Frage an Wolfgang Neškovic von klaus S. bezüglich Umwelt
Sehr geehrter Herr Neskovic,
wir haben im Umkreis von Cottbus drei E85 Bioethanoltankstellen.
Mich interessiert Ihre Meinung zum Vertrieb von E85?
Mit freundlichen Grüßen
Klaus Schwarz
Sehr geehrter Herr Schwarz,
vielen Dank für Ihre Frage.
Aus Sicht der LINKEN macht die Produktion sogenannter Biokraftstoffe meist nur in regionalen Kreisläufen für den Eigenbedarf in der Land- und Forstwirtschaft oder in geschlossenen Flottensystemen, beispielsweise bei Busunternehmen, Sinn.

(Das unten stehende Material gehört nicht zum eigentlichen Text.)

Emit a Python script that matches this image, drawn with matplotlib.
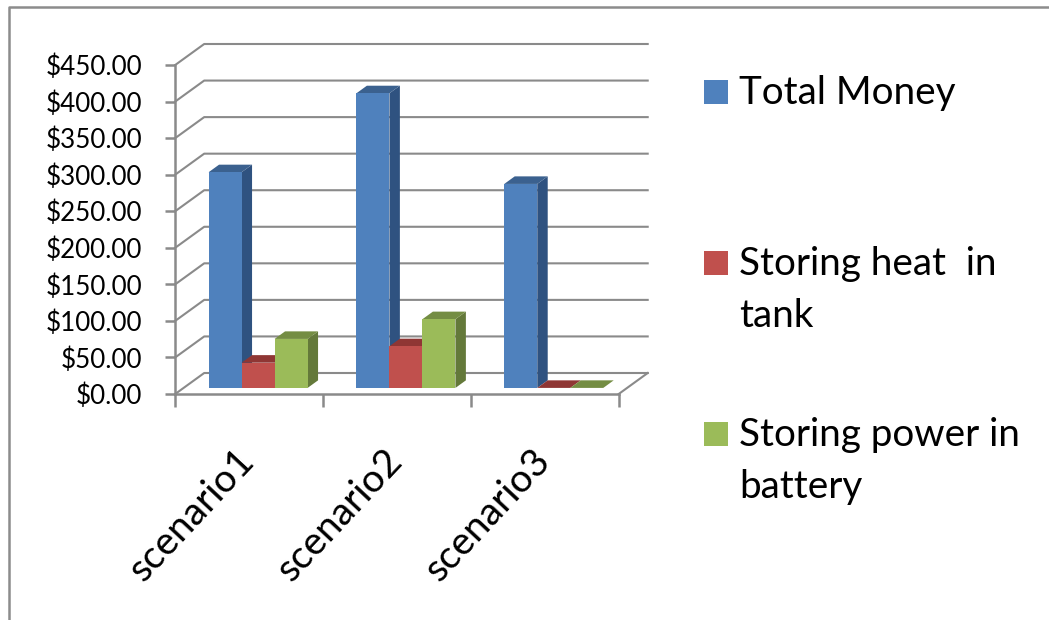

Einen flächendeckenden Vertrieb lehnen wir ab.
Für die Produktion von Energie aus nachwachsenden Rohstoffen steht in Deutschland und Europa lediglich eine begrenzte Anbaufläche zur Verfügung. Der massive Ausbau von aus Biomasse hergestellten Treibstoffen, wie ihn die Bundesregierung mit der zwangsweisen, jährlich steigenden Beimischung von Biodiesel und Bioethanol verfolgt, kann nur erreicht werden, wenn auf strukturarme großflächige Monokulturen und den Import von Agrarkraftstoffen aus tropischen Ländern gesetzt wird. Insbesondere aus Ländern wie Brasilien, Indonesien oder Kolumbien, die aufgrund der hohen Nachfrage in den Industriestaaten den Export biogener Kraftstoffe stark ausweiten, kommen alarmierende Nachrichten. Die Folgen sind oft die Abholzung von Regenwäldern, Vertreibung von Kleinbauern und indigenen Völkern, intensiv bewirtschaftete Monokulturen, Wassermangel sowie der Anstieg der Nahrungsmittelpreise.

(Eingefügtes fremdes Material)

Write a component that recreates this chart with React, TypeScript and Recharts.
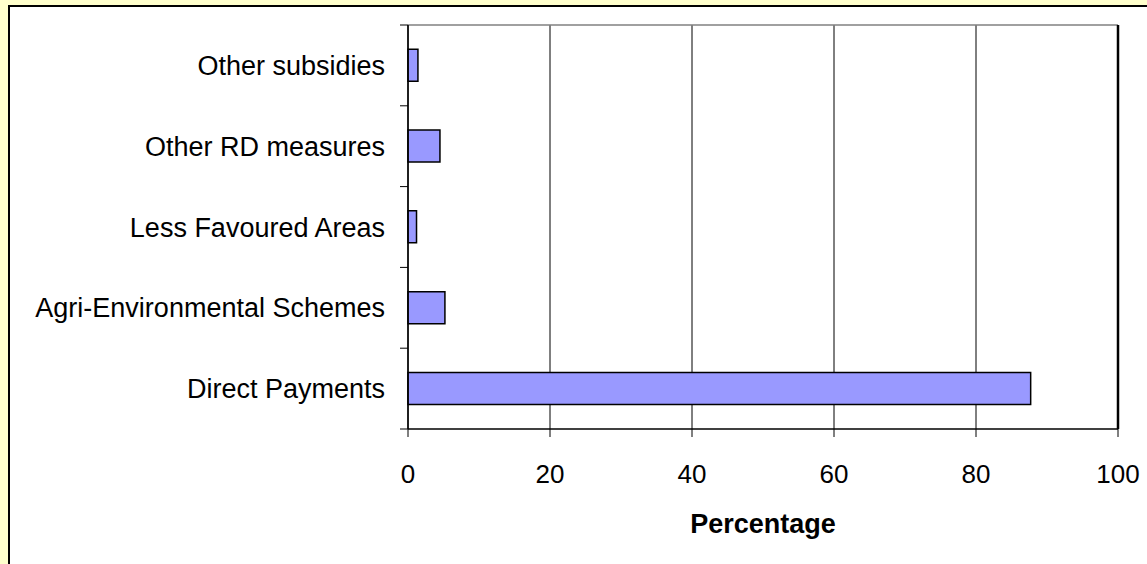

Auch hierzulande werden zunehmend die Umweltvorteile biogener Treibstoffe in Frage gestellt. Bei ihrer Nutzung erzeugen sie zwar weniger Klimagase als fossiler Sprit. Der Anbau und die Verarbeitung verursachen aber erhebliche Umweltbelastungen, so dass die ökologische Gesamtbilanz sogar schlechter ausfallen kann als bei herkömmlichen Benzin oder Diesel, z.B. wenn für den Herstellungsprozess von Bioethanol aus Getreide Braunkohle eingesetzt wird.

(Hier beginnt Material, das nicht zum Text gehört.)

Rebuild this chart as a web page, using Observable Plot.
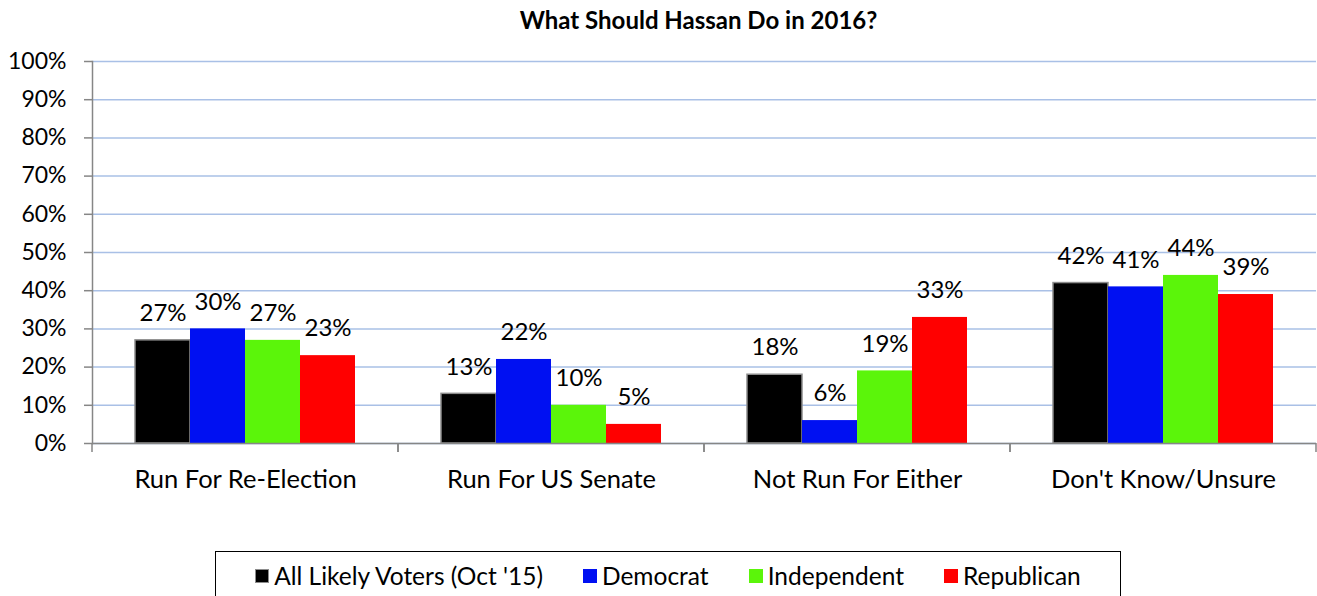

Biogene Treibstoffe werden das Klimaproblem des Verkehrs nicht lösen können, solange in Deutschland und auch anderen Industriestaaten keine grundlegende Wende in der Verkehrspolitik eingeleitet wird. Das heißt: weg vom ressourcen- und energieaufwändigen Auto- und Schwerlastverkehr, hin zu einem nutzerfreundlichen öffentlichen Nahverkehr und einer attraktiven Bahn, die auch den ländlichen Raum flächendeckend bedient. Hier vorrangig auf neue, vermeintlich saubere Treibstoffe zu setzen, ist ein gefährlicher Irrweg. "Energie vom Acker" kann zwar einen Beitrag leisten, macht aber nur dann Sinn, wenn sich aus der Nutzung echte Umweltvorteile ergeben, Klimaschutz und Beschäftigung sinnvoll miteinander verbunden und regionale Wirtschaftskreisläufe gefördert werden.